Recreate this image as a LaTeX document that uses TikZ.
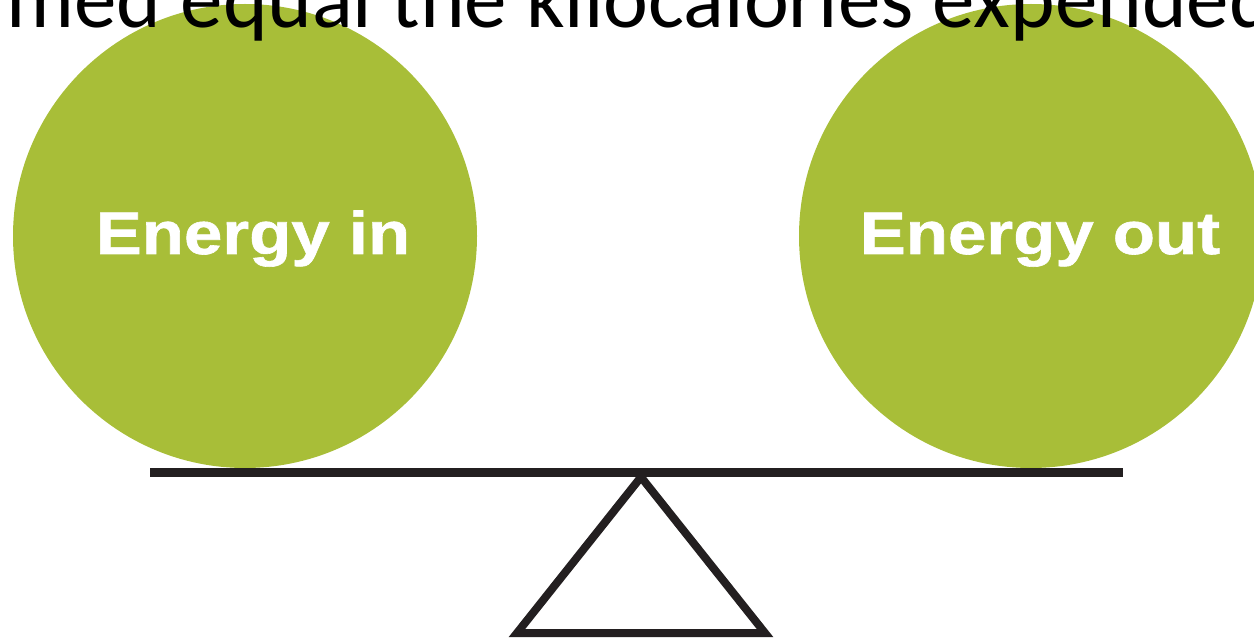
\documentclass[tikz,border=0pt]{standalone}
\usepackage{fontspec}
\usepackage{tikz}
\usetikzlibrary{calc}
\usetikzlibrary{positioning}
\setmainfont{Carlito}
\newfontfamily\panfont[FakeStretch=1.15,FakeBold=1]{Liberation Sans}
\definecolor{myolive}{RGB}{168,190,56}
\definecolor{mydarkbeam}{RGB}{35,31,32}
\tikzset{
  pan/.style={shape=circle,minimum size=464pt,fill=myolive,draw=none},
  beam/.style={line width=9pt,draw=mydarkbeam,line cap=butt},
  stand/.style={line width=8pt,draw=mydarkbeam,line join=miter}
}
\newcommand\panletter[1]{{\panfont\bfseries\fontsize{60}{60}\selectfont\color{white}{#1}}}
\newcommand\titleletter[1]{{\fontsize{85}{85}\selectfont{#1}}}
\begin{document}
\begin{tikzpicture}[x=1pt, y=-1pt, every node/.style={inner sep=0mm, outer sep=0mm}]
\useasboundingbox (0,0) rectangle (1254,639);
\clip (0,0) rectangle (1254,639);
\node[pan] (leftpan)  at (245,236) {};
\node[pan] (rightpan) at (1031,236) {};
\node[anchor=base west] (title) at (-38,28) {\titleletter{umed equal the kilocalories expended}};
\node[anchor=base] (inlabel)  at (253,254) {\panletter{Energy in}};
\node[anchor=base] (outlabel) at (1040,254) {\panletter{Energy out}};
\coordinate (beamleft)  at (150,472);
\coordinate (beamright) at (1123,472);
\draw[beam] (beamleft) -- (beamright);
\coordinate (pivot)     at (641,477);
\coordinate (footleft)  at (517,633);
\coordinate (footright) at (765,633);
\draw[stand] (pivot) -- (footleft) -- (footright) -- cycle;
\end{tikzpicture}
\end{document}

● What the task asks: Repeat the material exactly as it reads, without any of its pictures.

● Result of this exercise:
Recreate this image as a LaTeX document that uses TikZ.
\documentclass[tikz,border=0pt]{standalone}
\usepackage{fontspec}
\usepackage{tikz}
\usetikzlibrary{calc}
\usetikzlibrary{positioning}
\setmainfont{Carlito}
\newfontfamily\panfont[FakeStretch=1.15,FakeBold=1]{Liberation Sans}
\definecolor{myolive}{RGB}{168,190,56}
\definecolor{mydarkbeam}{RGB}{35,31,32}
\tikzset{
  pan/.style={shape=circle,minimum size=464pt,fill=myolive,draw=none},
  beam/.style={line width=9pt,draw=mydarkbeam,line cap=butt},
  stand/.style={line width=8pt,draw=mydarkbeam,line join=miter}
}
\newcommand\panletter[1]{{\panfont\bfseries\fontsize{60}{60}\selectfont\color{white}{#1}}}
\newcommand\titleletter[1]{{\fontsize{85}{85}\selectfont{#1}}}
\begin{document}
\begin{tikzpicture}[x=1pt, y=-1pt, every node/.style={inner sep=0mm, outer sep=0mm}]
\useasboundingbox (0,0) rectangle (1254,639);
\clip (0,0) rectangle (1254,639);
\node[pan] (leftpan)  at (245,236) {};
\node[pan] (rightpan) at (1031,236) {};
\node[anchor=base west] (title) at (-38,28) {\titleletter{umed equal the kilocalories expended}};
\node[anchor=base] (inlabel)  at (253,254) {\panletter{Energy in}};
\node[anchor=base] (outlabel) at (1040,254) {\panletter{Energy out}};
\coordinate (beamleft)  at (150,472);
\coordinate (beamright) at (1123,472);
\draw[beam] (beamleft) -- (beamright);
\coordinate (pivot)     at (641,477);
\coordinate (footleft)  at (517,633);
\coordinate (footright) at (765,633);
\draw[stand] (pivot) -- (footleft) -- (footright) -- cycle;
\end{tikzpicture}
\end{document}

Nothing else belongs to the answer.